Deve considerarsi "costruzione" qualsiasi manufatto non completamente interrato che possieda caratteristiche di stabilità ed immobilizzazione anche mediante collegamento a corpo di fabbrica preesistente (quale un balcone o una scala esterna) che non possieda funzione semplicemente ornamentale (Cass. Civ. Sez. II, 20574/07), con la quale è stato deciso che la distanza deve essere misurata dal limite dell'aggetto che detto manufatto abbia creato verso la proprietà vicina). Per la nozione di "parete finestrata" si veda Cass. Civ. Sez. II, 11048/2022.
Ai fini del computo delle distanze di cui alla norma in esame, il muro di cinta e ogni altro muro isolato che non abbia un'altezza superiore ai tre metri non viene considerato (art. 878 cod. civ.). Per converso vengono considerati i muri aventi altezza superiore (Cass. Civ Sez. II, 3037/2015). I cortili non contano (Cass. Civ. Sez. II, ord. n. 4025/2023).
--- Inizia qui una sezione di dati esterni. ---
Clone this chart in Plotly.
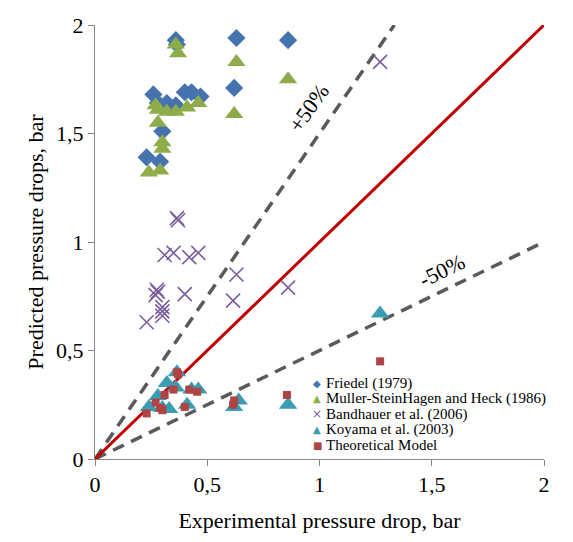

Occorre notare che, per effetto dell'intervento di ulteriore normativa di carattere urbanistico, in concreto i regolamenti comunali possono, in quanto meno restrittivi rispetto a queste norme, risultare inapplicabili, valendo le prescrizioni speciali del codice come misure di salvaguardia proprio in quanto più rigorose (Cass. Civ. Sez. II, 6695/94). Vi sono inoltre elenchi di Comuni in relazione ai quali viene disposta la inapplicabilità delle prescrizioni della legge urbanistica (L. n. 1150/42) così come modificata dalla c.d. "Legge ponte" n. 765/67 (Cass. Civ. Sez. II, 4623/93). Se poi si considera che in tanto rinvengono efficacia le norme regolamentari, in quanto in concreto prescrivano limiti più severi rispetto a quelli di cui all'art. 873 cod. civ., ritenendosi che, in difetto di concerta prescrizione, quest'ultima norma comunque mantenga la propria efficacia (pur tenendo conto del modo di disporre dell'art. 41 quinquies della L. n. 1150/1942 come modificata dalla L. n. 765/67: cfr. Cass. Civ. Sez. II, 7804/91), diviene dunque evidente che l'art. 873 cod. civ. conserva una propria sfera di applicazione di grande importanza, pur contenendo un importante rinvio alla normativa secondaria.